- [SHORT EXERCISE] State the number of lines where "chart" appears. Add nothing else.

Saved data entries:
**********

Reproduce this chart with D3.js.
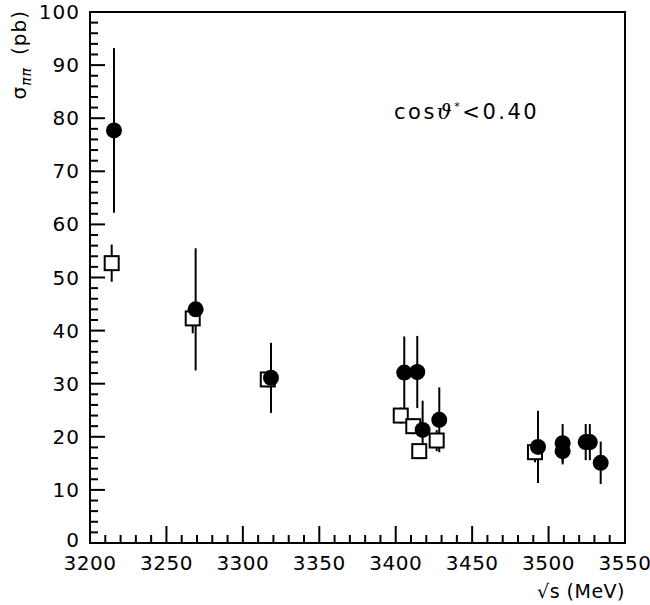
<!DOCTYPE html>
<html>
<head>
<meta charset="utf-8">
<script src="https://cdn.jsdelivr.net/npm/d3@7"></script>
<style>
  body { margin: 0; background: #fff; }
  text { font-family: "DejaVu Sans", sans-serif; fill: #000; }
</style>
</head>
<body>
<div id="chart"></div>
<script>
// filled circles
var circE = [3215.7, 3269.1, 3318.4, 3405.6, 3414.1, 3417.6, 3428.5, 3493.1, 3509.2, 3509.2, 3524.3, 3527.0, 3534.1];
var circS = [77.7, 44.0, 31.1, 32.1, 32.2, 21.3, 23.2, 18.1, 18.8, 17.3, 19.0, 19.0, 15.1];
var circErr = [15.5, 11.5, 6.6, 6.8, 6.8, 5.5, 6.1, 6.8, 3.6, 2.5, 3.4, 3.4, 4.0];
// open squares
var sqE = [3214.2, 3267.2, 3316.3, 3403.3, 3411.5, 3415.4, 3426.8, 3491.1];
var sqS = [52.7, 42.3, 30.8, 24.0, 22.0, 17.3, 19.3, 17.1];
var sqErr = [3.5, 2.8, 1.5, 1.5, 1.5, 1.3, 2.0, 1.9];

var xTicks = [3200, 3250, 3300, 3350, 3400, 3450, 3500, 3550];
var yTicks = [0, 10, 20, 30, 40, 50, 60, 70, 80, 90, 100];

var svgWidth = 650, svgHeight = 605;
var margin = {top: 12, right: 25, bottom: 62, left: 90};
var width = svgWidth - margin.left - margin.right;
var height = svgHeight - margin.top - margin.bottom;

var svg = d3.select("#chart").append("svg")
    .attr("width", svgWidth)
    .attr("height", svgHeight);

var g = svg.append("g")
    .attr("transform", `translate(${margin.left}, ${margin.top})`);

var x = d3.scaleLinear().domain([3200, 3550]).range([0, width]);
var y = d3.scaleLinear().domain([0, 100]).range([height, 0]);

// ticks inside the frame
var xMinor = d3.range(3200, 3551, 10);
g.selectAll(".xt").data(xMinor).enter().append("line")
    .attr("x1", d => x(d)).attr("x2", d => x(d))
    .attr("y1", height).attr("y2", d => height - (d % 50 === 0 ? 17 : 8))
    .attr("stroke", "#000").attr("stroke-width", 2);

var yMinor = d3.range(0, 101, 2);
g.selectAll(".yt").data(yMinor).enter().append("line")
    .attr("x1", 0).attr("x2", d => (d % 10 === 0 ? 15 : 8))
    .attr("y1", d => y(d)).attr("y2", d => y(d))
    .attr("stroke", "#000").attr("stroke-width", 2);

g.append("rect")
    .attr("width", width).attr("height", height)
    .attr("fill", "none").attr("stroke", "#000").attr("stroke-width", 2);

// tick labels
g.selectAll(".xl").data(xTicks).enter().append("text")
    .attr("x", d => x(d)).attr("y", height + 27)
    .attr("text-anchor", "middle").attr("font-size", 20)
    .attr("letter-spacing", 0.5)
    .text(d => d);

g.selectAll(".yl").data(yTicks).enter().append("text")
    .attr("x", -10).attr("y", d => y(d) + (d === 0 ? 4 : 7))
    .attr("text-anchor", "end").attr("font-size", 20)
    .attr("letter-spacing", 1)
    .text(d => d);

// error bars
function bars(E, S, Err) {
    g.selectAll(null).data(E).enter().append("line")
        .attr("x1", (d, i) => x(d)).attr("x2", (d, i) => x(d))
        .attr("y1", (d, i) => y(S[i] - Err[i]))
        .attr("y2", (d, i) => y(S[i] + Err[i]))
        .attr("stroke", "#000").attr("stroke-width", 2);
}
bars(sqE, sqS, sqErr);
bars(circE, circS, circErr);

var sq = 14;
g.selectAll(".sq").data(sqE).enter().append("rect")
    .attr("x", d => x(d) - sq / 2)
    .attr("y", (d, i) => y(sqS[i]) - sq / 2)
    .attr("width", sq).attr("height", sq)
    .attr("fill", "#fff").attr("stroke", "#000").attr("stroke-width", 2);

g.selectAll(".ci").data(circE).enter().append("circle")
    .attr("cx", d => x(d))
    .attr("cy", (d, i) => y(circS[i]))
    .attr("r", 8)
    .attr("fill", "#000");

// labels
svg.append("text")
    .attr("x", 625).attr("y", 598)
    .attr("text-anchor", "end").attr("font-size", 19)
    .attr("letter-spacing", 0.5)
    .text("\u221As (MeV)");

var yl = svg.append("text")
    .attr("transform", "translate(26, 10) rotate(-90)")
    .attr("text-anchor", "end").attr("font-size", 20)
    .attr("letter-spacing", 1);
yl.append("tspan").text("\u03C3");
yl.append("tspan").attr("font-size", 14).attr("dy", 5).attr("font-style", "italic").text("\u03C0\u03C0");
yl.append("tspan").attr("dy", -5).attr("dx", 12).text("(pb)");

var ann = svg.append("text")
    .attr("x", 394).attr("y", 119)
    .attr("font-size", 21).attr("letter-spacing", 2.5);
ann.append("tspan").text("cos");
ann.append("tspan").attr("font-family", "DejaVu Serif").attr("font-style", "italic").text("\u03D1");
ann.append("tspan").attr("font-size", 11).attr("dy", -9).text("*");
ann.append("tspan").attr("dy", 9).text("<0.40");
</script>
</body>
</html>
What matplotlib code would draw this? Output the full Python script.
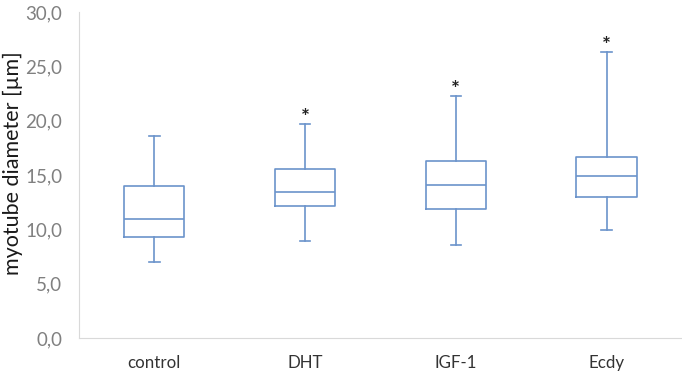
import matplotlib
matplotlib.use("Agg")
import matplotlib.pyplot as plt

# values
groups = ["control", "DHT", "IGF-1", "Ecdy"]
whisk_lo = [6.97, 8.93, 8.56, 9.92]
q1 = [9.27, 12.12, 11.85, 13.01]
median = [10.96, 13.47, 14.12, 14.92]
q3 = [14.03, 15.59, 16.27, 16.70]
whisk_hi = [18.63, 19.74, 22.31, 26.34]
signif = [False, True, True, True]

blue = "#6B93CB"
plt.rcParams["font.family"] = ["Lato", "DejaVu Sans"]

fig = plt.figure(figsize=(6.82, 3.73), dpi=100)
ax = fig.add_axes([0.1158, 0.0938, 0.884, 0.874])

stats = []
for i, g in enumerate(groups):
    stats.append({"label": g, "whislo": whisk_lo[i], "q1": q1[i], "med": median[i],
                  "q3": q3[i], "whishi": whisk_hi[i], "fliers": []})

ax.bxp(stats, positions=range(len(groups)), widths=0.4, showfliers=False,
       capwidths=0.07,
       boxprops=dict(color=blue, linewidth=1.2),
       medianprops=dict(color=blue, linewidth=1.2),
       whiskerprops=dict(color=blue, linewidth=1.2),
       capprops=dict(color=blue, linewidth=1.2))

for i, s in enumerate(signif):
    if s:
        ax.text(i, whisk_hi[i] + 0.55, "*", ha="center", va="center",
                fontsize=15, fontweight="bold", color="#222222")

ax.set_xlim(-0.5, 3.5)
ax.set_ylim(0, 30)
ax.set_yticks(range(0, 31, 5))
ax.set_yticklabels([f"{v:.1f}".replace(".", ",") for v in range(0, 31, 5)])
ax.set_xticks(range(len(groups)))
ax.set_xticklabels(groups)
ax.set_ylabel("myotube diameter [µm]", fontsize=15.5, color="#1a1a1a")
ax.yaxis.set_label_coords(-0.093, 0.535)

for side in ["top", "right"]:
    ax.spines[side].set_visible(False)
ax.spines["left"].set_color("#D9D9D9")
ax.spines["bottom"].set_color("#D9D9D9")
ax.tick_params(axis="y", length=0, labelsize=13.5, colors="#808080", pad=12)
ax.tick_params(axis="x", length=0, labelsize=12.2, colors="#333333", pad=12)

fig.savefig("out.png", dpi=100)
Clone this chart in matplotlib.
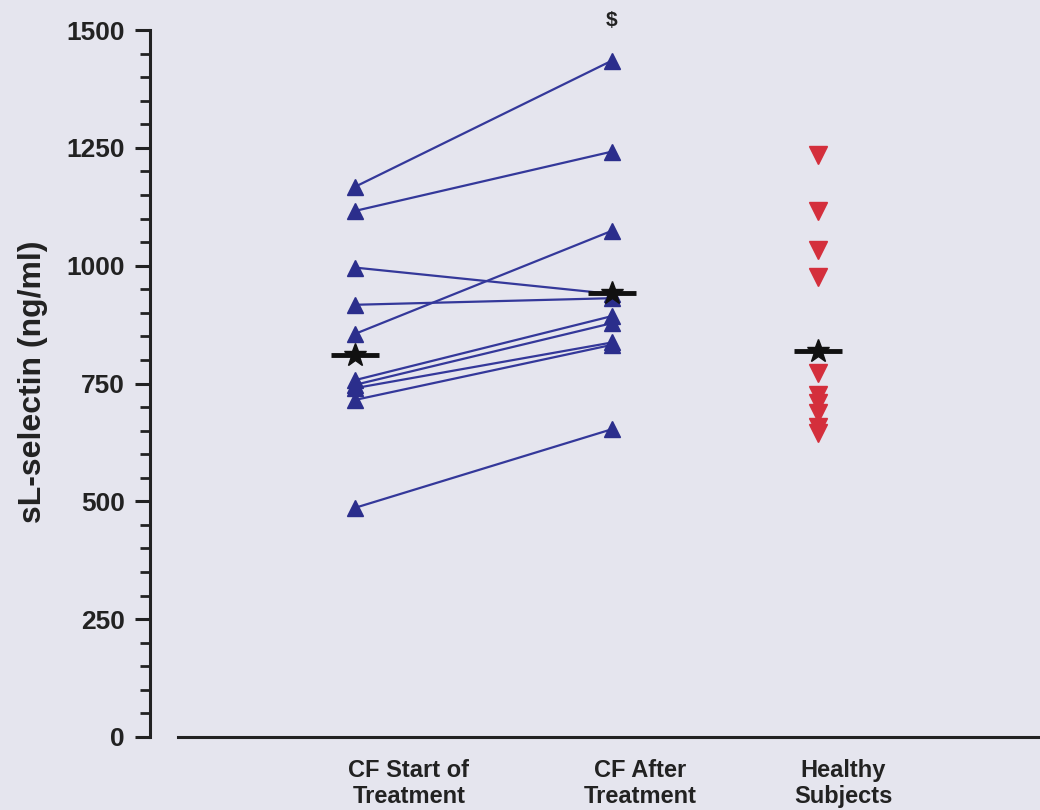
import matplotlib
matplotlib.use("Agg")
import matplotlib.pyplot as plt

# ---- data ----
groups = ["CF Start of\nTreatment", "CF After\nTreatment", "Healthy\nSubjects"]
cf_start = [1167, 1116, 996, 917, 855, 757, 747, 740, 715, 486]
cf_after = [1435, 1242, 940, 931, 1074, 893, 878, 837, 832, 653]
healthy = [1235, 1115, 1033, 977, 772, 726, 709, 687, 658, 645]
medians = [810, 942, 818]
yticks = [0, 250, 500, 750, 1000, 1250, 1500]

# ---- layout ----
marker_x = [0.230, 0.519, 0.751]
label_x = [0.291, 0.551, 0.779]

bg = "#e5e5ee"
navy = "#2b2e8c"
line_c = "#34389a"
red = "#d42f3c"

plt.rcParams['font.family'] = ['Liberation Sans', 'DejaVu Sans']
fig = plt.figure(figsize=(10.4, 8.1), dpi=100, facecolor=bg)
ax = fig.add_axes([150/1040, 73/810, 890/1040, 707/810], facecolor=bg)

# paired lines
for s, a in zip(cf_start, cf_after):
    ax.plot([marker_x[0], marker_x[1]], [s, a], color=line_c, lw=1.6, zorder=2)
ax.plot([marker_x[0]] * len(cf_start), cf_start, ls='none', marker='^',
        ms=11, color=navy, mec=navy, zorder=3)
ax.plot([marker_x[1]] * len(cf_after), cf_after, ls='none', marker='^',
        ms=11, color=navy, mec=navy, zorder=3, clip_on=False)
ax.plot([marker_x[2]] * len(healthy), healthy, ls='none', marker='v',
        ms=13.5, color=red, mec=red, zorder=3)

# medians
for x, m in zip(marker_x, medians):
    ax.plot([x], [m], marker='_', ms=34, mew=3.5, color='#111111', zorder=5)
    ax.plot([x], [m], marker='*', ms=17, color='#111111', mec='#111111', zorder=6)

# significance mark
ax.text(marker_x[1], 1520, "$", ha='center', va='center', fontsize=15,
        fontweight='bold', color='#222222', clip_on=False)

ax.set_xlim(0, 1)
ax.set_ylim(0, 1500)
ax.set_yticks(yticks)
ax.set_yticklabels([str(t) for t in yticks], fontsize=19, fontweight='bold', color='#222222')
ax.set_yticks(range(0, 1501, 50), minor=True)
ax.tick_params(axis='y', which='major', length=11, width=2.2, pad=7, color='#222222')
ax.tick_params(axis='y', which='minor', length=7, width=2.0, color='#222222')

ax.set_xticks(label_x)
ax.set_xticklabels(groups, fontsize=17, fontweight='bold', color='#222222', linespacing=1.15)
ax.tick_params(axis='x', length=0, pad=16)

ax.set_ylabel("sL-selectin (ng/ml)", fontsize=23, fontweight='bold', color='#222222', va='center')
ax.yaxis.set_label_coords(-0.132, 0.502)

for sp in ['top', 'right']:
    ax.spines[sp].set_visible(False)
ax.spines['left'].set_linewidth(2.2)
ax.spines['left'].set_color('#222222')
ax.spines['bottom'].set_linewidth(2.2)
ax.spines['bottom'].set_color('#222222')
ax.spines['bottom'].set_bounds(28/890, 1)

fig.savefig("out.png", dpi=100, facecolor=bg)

**********

- [RESULT OF THIS TASK] 4